Wednesday, 3 March 2010

Tango and alcohol

Tango is a little bit like alcohol.

Most people can enjoy it in moderation. You get that little high but no repercussions the next day (Tango Equivalent = lessons/classes/practicas).

Sometimes you go out to a party or have a big dinner out and you get a bit beyond moderation. Maybe you order a few too many glasses of wine, you have that extra G&T when you know you probably shouldn’t. You feel happy, smiley and bubbly at the time. It’s a bit 50:50 here as to whether you’re going to suffer the next day from tiredness; achiness; mild despondency and a let down feeling after the high. You might be lucky and suffer nothing.(Tango equivalent = going to a milonga ranging from the ok to the brilliant).

Occasionally though, you meet people who have had that little bit too much. They’ve gone beyond the happy feeling and are now sliding into sadness and melancholy. They need to confide in you about their extreme emotions and they want to theorise and philosophise about them as well. This is that guy at the party, the one who starts to bewail about his life and the girl who left him. (Tango Equivalent = it’s the same, there’s no difference)

Well I got my first experience of this the other night.

*********

[The friend approaches Golondrina and looks doleful]

Friend: Dance with me. I’m feeling so low.

[They dance but it is evident the Friend is not happy]

Golondrina: What’s the matter?

F: Its K. She won’t dance with me. I’ve been ‘cabesceo-ing’ her all night but she keeps looking away. What’s happening? She was happy to dance with me last night.

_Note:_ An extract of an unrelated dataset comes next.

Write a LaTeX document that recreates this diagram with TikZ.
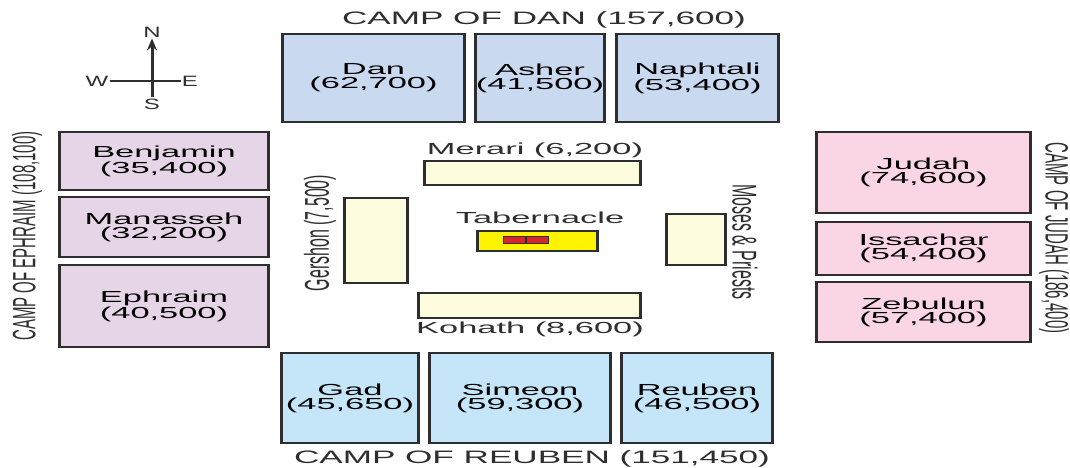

G: Maybe she just wants to dance with some other people

F: Yes, but I’m so jealous. We dance so well together. I put my whole soul into every dance with her.

G: I’m sure its not you.

F: I’m just not sure where my place is in the milonga anymore. Should I be here? Who am I when I’m on the dance floor?

[G looks at her friend with narrowed eyes]

G: How long have you been tango-ing tonight?

F: Well, I started this afternoon over at TC and then I came straight here.

G: So, that’s about 8 hours straight.

F: Yes, plus I was out last night.

G: I think you need to leave and go home. You’ve had a few too many tandas.